My lower chakras, which I intentionally shut down many years ago, are awakening. I apologize for it happening on screen. When I began reciting the poem from so long ago, I had forgotten how it ended. You all had the not-so-wondrous opportunity of seeing me clear out sorrow right there in front of you.
I was married twice in this lifetime - both were very unusual marriages - and then I met my son's father and we never intended to marry, and didn't. And as soon as my son was conceived, I began shutting down the lower chakras and went through menopause so early that my own doctor did not believe me. Then when my mother died of ovarian cancer and I saw what she went through and how LONG it took, I insisted on a hysterectomy. So I am "spayed." LOL
The poem was true, I actually DID fall in love at the age of three with a skinny accordion player I saw on TV!!! I used to kiss the tv screen whenever he appeared and I adored him. It was on the Lawrence Welk show, anybody here remember that? And then I kept falling in love with people who didn't love me, and that was awful, so once I had my son I thought I was done with it. I decided not to fall in love anymore. And that was what came up when I recited that poem on-screen, I realized that I had made that decision, and it didn't resonate with what I am feeling at these wonderful LOVE parties. Especially now that I am aware of it.
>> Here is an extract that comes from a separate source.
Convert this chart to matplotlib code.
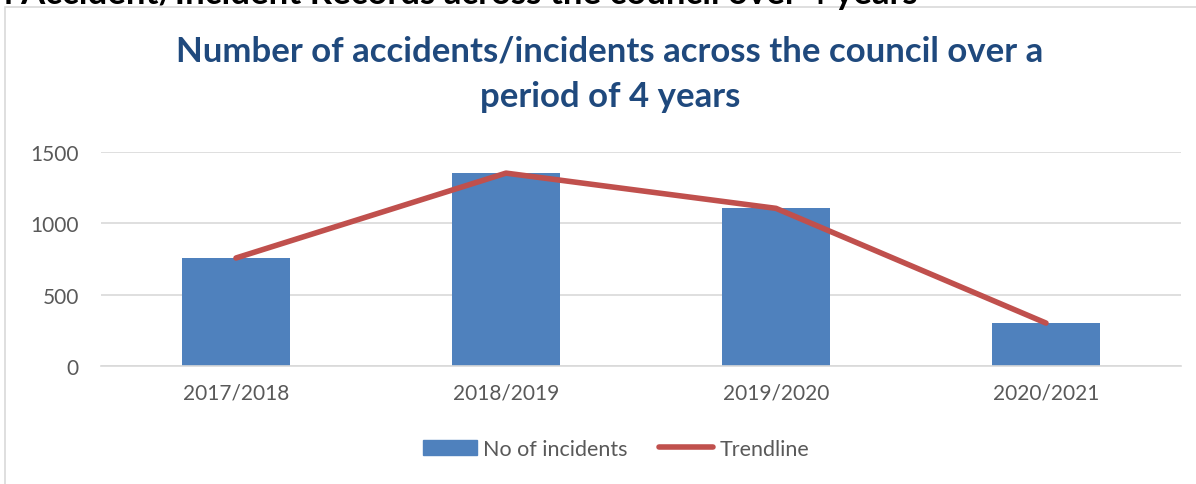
import matplotlib
matplotlib.use("Agg")
import matplotlib.pyplot as plt
from matplotlib.patches import Rectangle
from matplotlib.lines import Line2D

categories = ["2017/2018", "2018/2019", "2019/2020", "2020/2021"]
incidents = [757, 1352, 1105, 301]
trendline = [757, 1352, 1105, 301]
yticks = [0, 500, 1000, 1500]

plt.rcParams['font.family'] = ['Lato', 'DejaVu Sans']

fig = plt.figure(figsize=(11.96, 4.85), dpi=100)
W, H = 1196, 485

# chart border
fig.patches.append(Rectangle((5 / W, -0.1), 1.2, 1 - 8 / H + 0.1, transform=fig.transFigure,
                             fill=False, edgecolor="#D9D9D9", linewidth=1.2))

# clipped heading above the chart (cut by the page edge in the original)
fig.text(-0.006, 1 - 4 / H, "n Accident/Incident Records across the council over 4 years",
         fontsize=25, fontweight="bold", color="black", ha="left", va="baseline")

ax = fig.add_axes([101 / W, 1 - 367 / H, 1080 / W, 214 / H])
x = list(range(len(categories)))
ax.bar(x, incidents, width=0.4, color="#4F81BD", zorder=2, label="No of incidents")
ax.plot(x, trendline, color="#C0504D", linewidth=4, solid_capstyle="round", zorder=3, label="Trendline")
ax.set_xlim(-0.5, 3.5)
ax.set_ylim(0, 1500)
ax.set_yticks(yticks)
ax.set_xticks(x)
ax.set_xticklabels(categories)
ax.yaxis.grid(True, color="#D9D9D9", linewidth=1.2, zorder=0)
ax.set_axisbelow(True)
for s in ["top", "right", "left"]:
    ax.spines[s].set_visible(False)
ax.spines["bottom"].set_color("#D9D9D9")
ax.spines["bottom"].set_linewidth(1.2)
ax.tick_params(axis="both", length=0, labelsize=15, labelcolor="#595959")
ax.tick_params(axis="y", pad=16)
ax.tick_params(axis="x", pad=12)

fig.text(610 / W, 1 - 52 / H, "Number of accidents/incidents across the council over a",
         ha="center", va="center", fontsize=25, fontweight="bold", color="#1F497D")
fig.text(610 / W, 1 - 97 / H, "period of 4 years",
         ha="center", va="center", fontsize=25, fontweight="bold", color="#1F497D")

handles = [Rectangle((0, 0), 1, 1, color="#4F81BD"),
           Line2D([0], [0], color="#C0504D", linewidth=4, solid_capstyle="round")]
fig.legend(handles, ["No of incidents", "Trendline"], loc="center", bbox_to_anchor=(616 / W, 1 - 450 / H),
           ncol=2, frameon=False, fontsize=15.5, labelcolor="#595959", handlelength=2.5,
           handletextpad=0.3, columnspacing=1.45, handleheight=0.75)

fig.savefig("out.png", dpi=100)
I AM, of course, in LOVE with you all now, but so longing to be with my twin flame! I am mourning whatever I did that has kept us apart for so long and I am crying. I thought I saw him, I thought we were communicating telepathically, and then I remembered that poem and realized what I had done. I had decided at a very young age not to "fall in love" anymore. I think I was about thirteen at the time. I didn't mean not to LOVE, but that man-woman thing was just too intense.